- Jabah Location in Syria
- Coordinates: 33°9′42″N 35°55′32″E﻿ / ﻿33.16167°N 35.92556°E
- Grid position: 236/287 PAL
- Country: Syria
- Governorate: Quneitra
- District: Quneitra District
- Subdistrict: Khan Arnabah

Population (2004)
- • Total: 5,281
- Time zone: UTC+2 (EET)
- • Summer (DST): UTC+3 (EEST)
- City Qrya Pcode: C6277

= Jabah =

Jabah (جبا) is a Syrian village located in Quneitra District, Quneitra. According to the Syria Central Bureau of Statistics (CBS), Jabah had a population of 5,281 in the 2004 census.

==History==
In 1596, Jabah appeared in the Ottoman tax registers under the name of Jaba, situated in the nahiya (subdistrict) of Jaydur in the Hauran Sanjak. It had an entirely Muslim population of 30 households and 23 bachelors. They paid a fixed tax-rate of 40% on agricultural products, including wheat, barley, summer crops, fruit trees, goats and bee-hives; in addition to occasional revenues.

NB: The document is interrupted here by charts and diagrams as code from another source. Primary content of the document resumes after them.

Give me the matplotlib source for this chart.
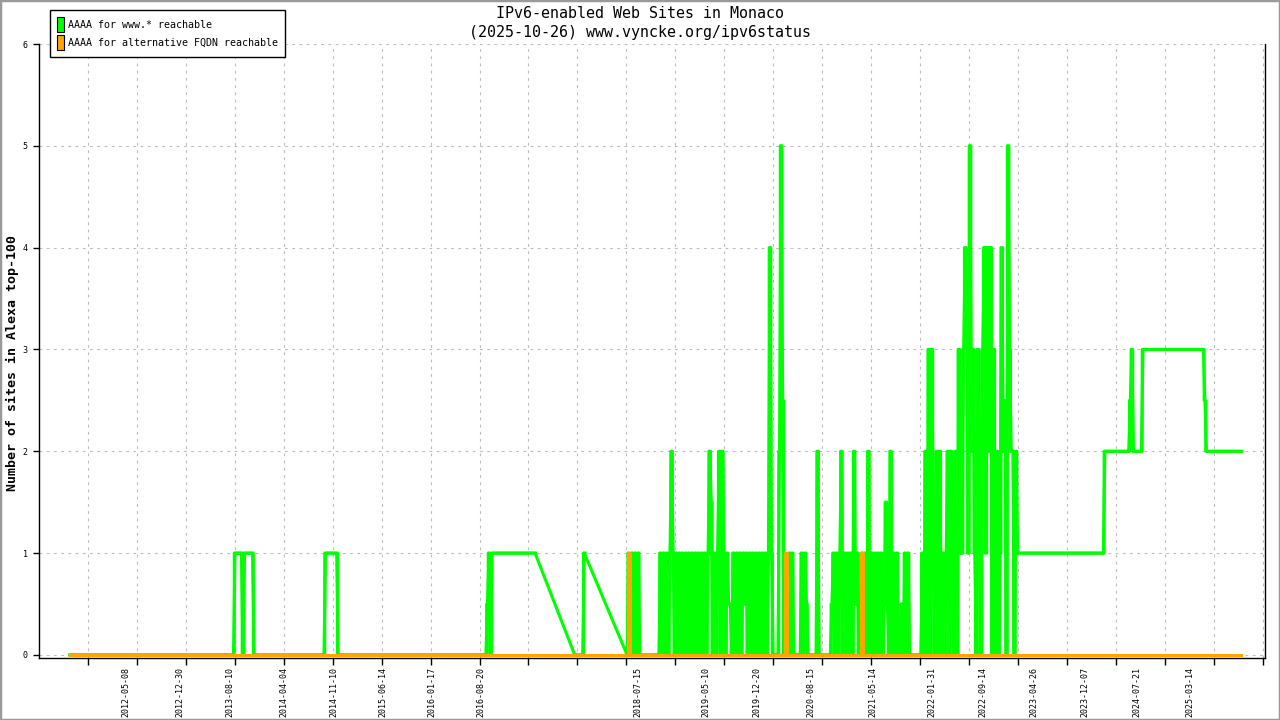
import pandas as pd
import matplotlib.pyplot as plt
from matplotlib.patches import Patch, Rectangle

# one sample per week starting on this day
start_date = "2011-09-04"

# AAAA for www.* reachable, one char per week
# 0-5 = number of sites, a/b/c/d = 0.5/1.5/2.5/3.5, '.' = no sample that week
www_weeks = [
    "0000000000" "0000000000" "0000000000" "0000000000" "0000000000" "00",
    "0000000000" "0000000000" "0000000000" "0000000000" "0000000000" "00",
    "11111" "0" "111111" "0000000000" "0000000000" "0000000000" "0000000000",
    "00000" "11111111" "0000000000" "0000000000" "0000000000" "000000000",
    "0000000000" "0000000000" "0000000000" "0000000000" "0000000000" "00",
    "000a101" "1111111111" "1111111111" "1111111" ".........." "........",
    "......" "000000" "1" ".........." ".........." "......" "0" "10101010" "0000",
    "00000000" "1010101" "210" "101010101010101010101" "2b0101202101a",
    "a0" "10101" "0" "1a10101" "0101010101" "41" "0000" "25c00a" "1010" "0000" "101a" "000",
    "000" "2" "00000000" "a10101" "2" "010101" "02a1" "0010" "1020" "1010101" "0aba02" "01",
    "0100a01010" "0000000" "1020303102" "0201012021" "02031134d1" "52310",
    "3203414240" "3020142c05" "32202" "1111111111" "1111111111" "1111111",
    "1111111111" "1111111111" "11111111" "2222222222" "222222" "c32" "22222",
    "3333333333" "3333333333" "3333333333" "333333333" "c" "2222222222" "22",
    "22222222222",
]

# AAAA for alternative FQDN reachable
fqdn_dates = ["2011-09-04", "2018-05-27", "2018-06-03", "2018-06-10",
              "2020-04-19", "2020-04-26", "2020-05-03",
              "2021-03-21", "2021-03-28", "2021-04-04", "2025-10-26"]
fqdn_values = [0, 0, 1, 0, 0, 1, 0, 0, 1, 0, 0]

tick_labels = ["2012-05-08", "2012-12-30", "2013-08-10", "2014-04-04",
               "2014-11-10", "2015-06-14", "2016-01-17", "2016-08-20",
               "2018-07-15", "2019-05-10", "2019-12-20", "2020-08-15",
               "2021-05-14", "2022-01-31", "2022-09-14", "2023-04-26",
               "2023-12-07", "2024-07-21", "2025-03-14"]

title = "IPv6-enabled Web Sites in Monaco"
subtitle = "(2025-10-26) www.vyncke.org/ipv6status"

# decode the weekly string
halves = {"a": 0.5, "b": 1.5, "c": 2.5, "d": 3.5, ".": None}
chars = "".join(www_weeks)
vals = [halves[c] if c in halves else float(c) for c in chars]
www = pd.Series(vals, index=pd.date_range(start_date, periods=len(chars), freq="7D"),
                dtype=float)
fqdn = pd.Series(fqdn_values, index=pd.to_datetime(fqdn_dates), dtype=float)

mono = "DejaVu Sans Mono"
plt.rcParams["font.family"] = mono
# keep every little up/down of the noisy years
plt.rcParams["path.simplify"] = False

fig = plt.figure(figsize=(12.8, 7.2), dpi=100)
ax = fig.add_axes([38.7 / 1280, 1 - 657.5 / 720, (1265 - 38.7) / 1280, (657.5 - 44) / 720])

green = "#00ff00"
orange = "#ffa500"
# straight line over the samples bridges the gaps without data,
# the step version gives the near vertical day to day jumps
ax.plot(www.dropna().index, www.dropna().values, color=green, lw=2.2, zorder=3)
ax.plot(www.index, www.values, color=green, lw=2.2, drawstyle="steps-mid", zorder=3)
ax.plot(fqdn.index, fqdn.values, color=orange, lw=2.2, drawstyle="steps-mid", zorder=4)

ax.set_xlim(pd.Timestamp("2011-04-19"), pd.Timestamp("2026-02-07"))
ax.set_ylim(-0.025, 6)

# evenly spaced ticks carry the grid, dated labels sit on their own
ax.set_xticks(pd.date_range("2011-11-21", periods=25, freq="216D"))
ax.set_xticklabels([])
ax.set_xticks(pd.to_datetime(tick_labels), minor=True)
ax.set_xticklabels(tick_labels, minor=True, rotation=90, fontsize=6)
ax.tick_params(axis="x", which="major", length=5, width=1, direction="out")
ax.tick_params(axis="x", which="minor", length=0, pad=7)

ax.set_yticks(range(0, 7))
ax.set_yticklabels([str(v) for v in range(0, 7)], fontsize=6)
ax.tick_params(axis="y", length=4, width=1, pad=4)

ax.grid(True, which="major", color="#bdbdbd", lw=0.8, ls=(0, (2.5, 4)))
ax.set_axisbelow(True)
ax.spines["top"].set_visible(False)
for side in ["left", "right", "bottom"]:
    ax.spines[side].set_linewidth(1)

fig.text(12 / 1280, 1 - 363 / 720, "Number of sites in Alexa top-100", rotation=90,
         ha="center", va="center", fontsize=9.5, fontweight="bold")

fig.text(0.5, 1 - 13 / 720, title, ha="center", va="center", fontsize=10.8)
fig.text(0.5, 1 - 32 / 720, subtitle, ha="center", va="center", fontsize=10.8)

handles = [Patch(facecolor=green, edgecolor="black", lw=0.8),
           Patch(facecolor=orange, edgecolor="black", lw=0.8)]
leg = ax.legend(handles, ["AAAA for www.* reachable", "AAAA for alternative FQDN reachable"],
                loc="upper left", bbox_to_anchor=(50 / 1280, 1 - 10 / 720),
                bbox_transform=fig.transFigure, fontsize=7.2, handlelength=0.65,
                handleheight=1.9, handletextpad=0.45, labelspacing=0.3,
                borderpad=0.7, borderaxespad=0, fancybox=False, framealpha=1)
leg.get_frame().set_edgecolor("black")
leg.get_frame().set_linewidth(1)

fig.patches.append(Rectangle((0, 0), 1, 1, transform=fig.transFigure, fill=False,
                             edgecolor="#9a9a9a", lw=2.5))

fig.savefig("out.png", dpi=100)
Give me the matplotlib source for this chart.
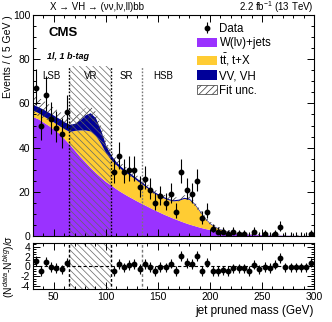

Their total tax was 8,500 akçe, with all of it going to a waqf (religious trust).

== Archaeology ==
An archaeological survey conducted in the 1970s reported that a local mosque, constructed during the Ottoman period, contained three ancient basalt window grilles featuring the "Knot of Hercules" and grapevine decorations. A similar decorated grille was found repurposed in a local home. These grilles are believed to have originated in the Roman period.